(REQUIRED WORK):
In the data that follows, count the lines in which the word "chart" occurs, and report that figure alone.

##### INFORMATION SHOWN

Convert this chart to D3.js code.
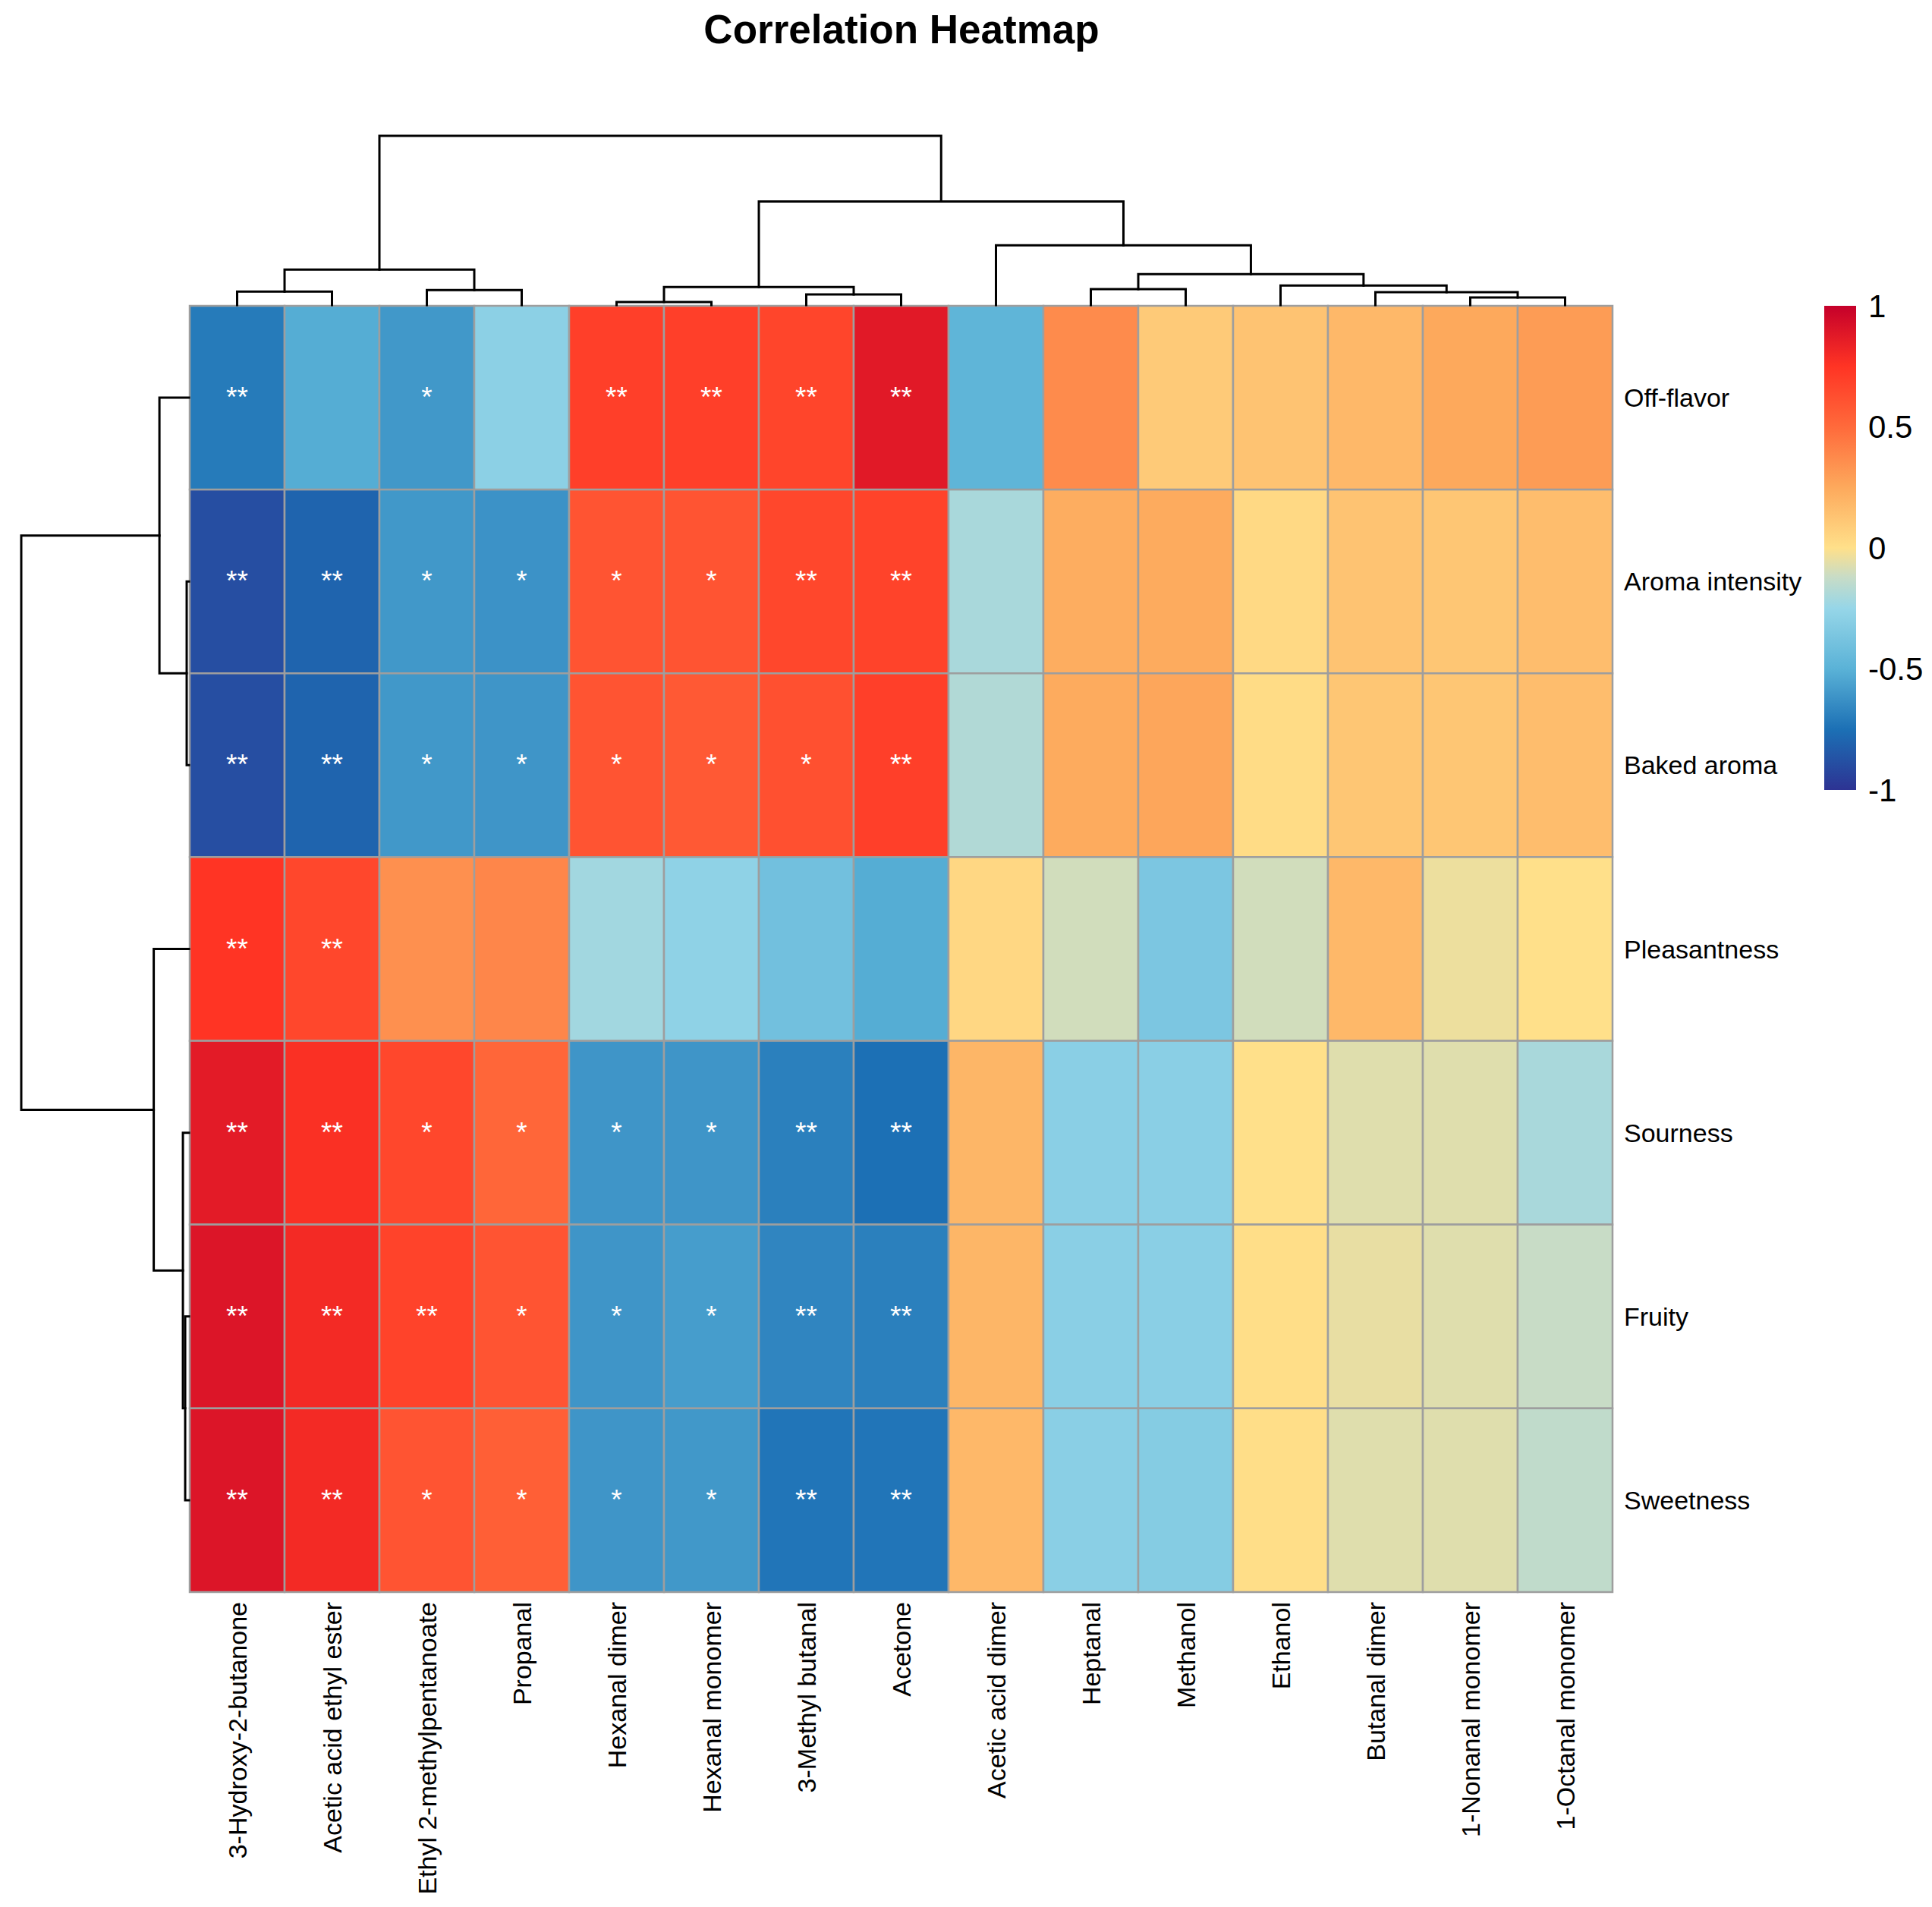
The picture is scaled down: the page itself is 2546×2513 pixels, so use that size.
<!DOCTYPE html>
<html>
<head>
<meta charset="utf-8">
<script src="https://cdn.jsdelivr.net/npm/d3@7/dist/d3.min.js"></script>
<style>
  html, body { margin: 0; padding: 0; background: #ffffff; }
  svg { display: block; }
  text { font-family: "Liberation Sans", Arial, Helvetica, sans-serif; }
</style>
</head>
<body>
<svg id="chart" width="2546" height="2513"></svg>
<script>
// ---------------- DATA ----------------
const rowLabels = ["Off-flavor", "Aroma intensity", "Baked aroma", "Pleasantness", "Sourness", "Fruity", "Sweetness"];
const colLabels = ["3-Hydroxy-2-butanone", "Acetic acid ethyl ester", "Ethyl 2-methylpentanoate", "Propanal",
  "Hexanal dimer", "Hexanal monomer", "3-Methyl butanal", "Acetone", "Acetic acid dimer", "Heptanal",
  "Methanol", "Ethanol", "Butanal dimer", "1-Nonanal monomer", "1-Octanal monomer"];

// correlation values, one array per row (columns in colLabels order)
const offFlavor      = [-0.71, -0.52, -0.60, -0.29, 0.70, 0.70, 0.67, 0.88, -0.48, 0.37, 0.10, 0.13, 0.18, 0.25, 0.30];
const aromaIntensity = [-0.89, -0.80, -0.60, -0.62, 0.60, 0.60, 0.66, 0.68, -0.20, 0.23, 0.24, 0.03, 0.13, 0.12, 0.16];
const bakedAroma     = [-0.89, -0.80, -0.60, -0.61, 0.60, 0.58, 0.62, 0.70, -0.18, 0.24, 0.26, 0.02, 0.12, 0.12, 0.16];
const pleasantness   = [0.75, 0.66, 0.35, 0.39, -0.22, -0.28, -0.40, -0.52, 0.04, -0.10, -0.36, -0.10, 0.18, -0.04, 0.00];
const sourness       = [0.87, 0.77, 0.66, 0.52, -0.61, -0.61, -0.69, -0.75, 0.19, -0.30, -0.30, 0.00, -0.07, -0.07, -0.20];
const fruity         = [0.90, 0.80, 0.68, 0.60, -0.61, -0.58, -0.67, -0.69, 0.19, -0.30, -0.30, 0.01, -0.05, -0.07, -0.12];
const sweetness      = [0.90, 0.80, 0.60, 0.55, -0.61, -0.60, -0.73, -0.73, 0.18, -0.30, -0.32, 0.01, -0.07, -0.07, -0.14];
const values = [offFlavor, aromaIntensity, bakedAroma, pleasantness, sourness, fruity, sweetness];

// significance marks
const sigOffFlavor      = ["**", "", "*", "", "**", "**", "**", "**", "", "", "", "", "", "", ""];
const sigAromaIntensity = ["**", "**", "*", "*", "*", "*", "**", "**", "", "", "", "", "", "", ""];
const sigBakedAroma     = ["**", "**", "*", "*", "*", "*", "*", "**", "", "", "", "", "", "", ""];
const sigPleasantness   = ["**", "**", "", "", "", "", "", "", "", "", "", "", "", "", ""];
const sigSourness       = ["**", "**", "*", "*", "*", "*", "**", "**", "", "", "", "", "", "", ""];
const sigFruity         = ["**", "**", "**", "*", "*", "*", "**", "**", "", "", "", "", "", "", ""];
const sigSweetness      = ["**", "**", "*", "*", "*", "*", "**", "**", "", "", "", "", "", "", ""];
const marks = [sigOffFlavor, sigAromaIntensity, sigBakedAroma, sigPleasantness, sigSourness, sigFruity, sigSweetness];

// dendrogram merges (R hclust style: negative = leaf position (1-based), positive = earlier merge), height
const colMerge = [
  [-1, -2, 0.080],
  [-3, -4, 0.089],
  [1, 2, 0.210],
  [-5, -6, 0.018],
  [-7, -8, 0.0625],
  [4, 5, 0.107],
  [-14, -15, 0.045],
  [-13, 7, 0.076],
  [-12, 8, 0.116],
  [-10, -11, 0.094],
  [10, 9, 0.183],
  [-9, 11, 0.353],
  [6, 12, 0.612],
  [3, 13, 1.000]
];
const rowMerge = [
  [-2, -3, 0.0135],
  [-1, 1, 0.176],
  [-6, -7, 0.0225],
  [-5, 3, 0.036],
  [-4, 4, 0.210],
  [2, 5, 1.000]
];

// colour scale stops
const colorStops = [-1, -0.75, -0.5, -0.25, -0.12, 0, 0.25, 0.5, 0.75, 1];
const colorValues = ["#2D3393", "#1C70B5", "#5AB2D7", "#96D6E8", "#C8DCC6", "#FFE08A", "#FDA95C", "#FF6A3B", "#FF3424", "#C5002A"];
const legendTicks = [1, 0.5, 0, -0.5, -1];

// ---------------- LAYOUT ----------------
const svg = d3.select("#chart");
svg.append("rect").attr("width", 2546).attr("height", 2513).attr("fill", "#ffffff");

const hm = { left: 250, right: 2125, top: 403, bottom: 2098 };
const x = d3.scaleBand().domain(colLabels).range([hm.left, hm.right]).padding(0);
const y = d3.scaleBand().domain(rowLabels).range([hm.top, hm.bottom]).padding(0);
const color = d3.scaleLinear().domain(colorStops).range(colorValues).interpolate(d3.interpolateRgb).clamp(true);

// title
svg.append("text")
  .attr("x", 1188).attr("y", 57)
  .attr("text-anchor", "middle")
  .attr("font-size", 53).attr("font-weight", "bold")
  .attr("fill", "#000")
  .text("Correlation Heatmap");

// cells
const cells = [];
values.forEach((row, i) => row.forEach((v, j) => cells.push({ r: rowLabels[i], c: colLabels[j], v: v, m: marks[i][j] })));

const gCells = svg.append("g");
gCells.selectAll("rect").data(cells).join("rect")
  .attr("x", d => x(d.c)).attr("y", d => y(d.r))
  .attr("width", x.bandwidth()).attr("height", y.bandwidth())
  .attr("fill", d => color(d.v))
  .attr("stroke", "#9e9e9e").attr("stroke-width", 2.5);

gCells.selectAll("text").data(cells.filter(d => d.m)).join("text")
  .attr("x", d => x(d.c) + x.bandwidth() / 2)
  .attr("y", d => y(d.r) + y.bandwidth() / 2 + 12)
  .attr("text-anchor", "middle")
  .attr("font-size", 37)
  .attr("fill", "#ffffff")
  .text(d => d.m);

// row labels
svg.append("g").selectAll("text").data(rowLabels).join("text")
  .attr("x", hm.right + 15)
  .attr("y", d => y(d) + y.bandwidth() / 2)
  .attr("dominant-baseline", "central")
  .attr("font-size", 34).attr("fill", "#000")
  .text(d => d);

// column labels
svg.append("g").selectAll("text").data(colLabels).join("text")
  .attr("transform", d => `translate(${x(d) + x.bandwidth() / 2},${hm.bottom + 13}) rotate(-90)`)
  .attr("text-anchor", "end")
  .attr("dominant-baseline", "central")
  .attr("font-size", 34).attr("fill", "#000")
  .text(d => d);

// ---------------- DENDROGRAMS ----------------
function buildDendro(merge, leafPos, hScale, orient) {
  const nodes = [];
  const segs = [];
  function info(idx) {
    if (idx < 0) return { p: leafPos(-idx - 1), h: 0 };
    return nodes[idx - 1];
  }
  merge.forEach(([a, b, h]) => {
    const A = info(a), B = info(b);
    const p = (A.p + B.p) / 2;
    if (orient === "top") {
      segs.push([[A.p, hScale(A.h)], [A.p, hScale(h)], [B.p, hScale(h)], [B.p, hScale(B.h)]]);
    } else {
      segs.push([[hScale(A.h), A.p], [hScale(h), A.p], [hScale(h), B.p], [hScale(B.h), B.p]]);
    }
    nodes.push({ p: p, h: h });
  });
  return segs;
}

const colH = d3.scaleLinear().domain([0, 1]).range([hm.top - 1, 179]);
const rowH = d3.scaleLinear().domain([0, 1]).range([hm.left - 1, 28]);

const colSegs = buildDendro(colMerge, i => x(colLabels[i]) + x.bandwidth() / 2, colH, "top");
const rowSegs = buildDendro(rowMerge, i => y(rowLabels[i]) + y.bandwidth() / 2, rowH, "left");

const line = d3.line();
svg.append("g").selectAll("path").data(colSegs.concat(rowSegs)).join("path")
  .attr("d", d => line(d))
  .attr("fill", "none")
  .attr("stroke", "#000")
  .attr("stroke-width", 3)
  .attr("stroke-linejoin", "miter")
  .attr("stroke-linecap", "square");

// ---------------- LEGEND ----------------
const leg = { x: 2404, w: 42, top: 403, bottom: 1041 };
const ly = d3.scaleLinear().domain([-1, 1]).range([leg.bottom, leg.top]);
const defs = svg.append("defs");
const grad = defs.append("linearGradient").attr("id", "legGrad")
  .attr("x1", 0).attr("y1", 1).attr("x2", 0).attr("y2", 0);
grad.selectAll("stop").data(colorStops).join("stop")
  .attr("offset", d => (d + 1) / 2)
  .attr("stop-color", d => color(d));
svg.append("rect")
  .attr("x", leg.x).attr("y", leg.top)
  .attr("width", leg.w).attr("height", leg.bottom - leg.top)
  .attr("fill", "url(#legGrad)");
svg.append("g").selectAll("text").data(legendTicks).join("text")
  .attr("x", leg.x + leg.w + 16)
  .attr("y", d => ly(d))
  .attr("dominant-baseline", "central")
  .attr("font-size", 42).attr("fill", "#000")
  .text(d => String(d));
</script>
</body>
</html>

##########

(ANSWER TO THE EXERCISE):
3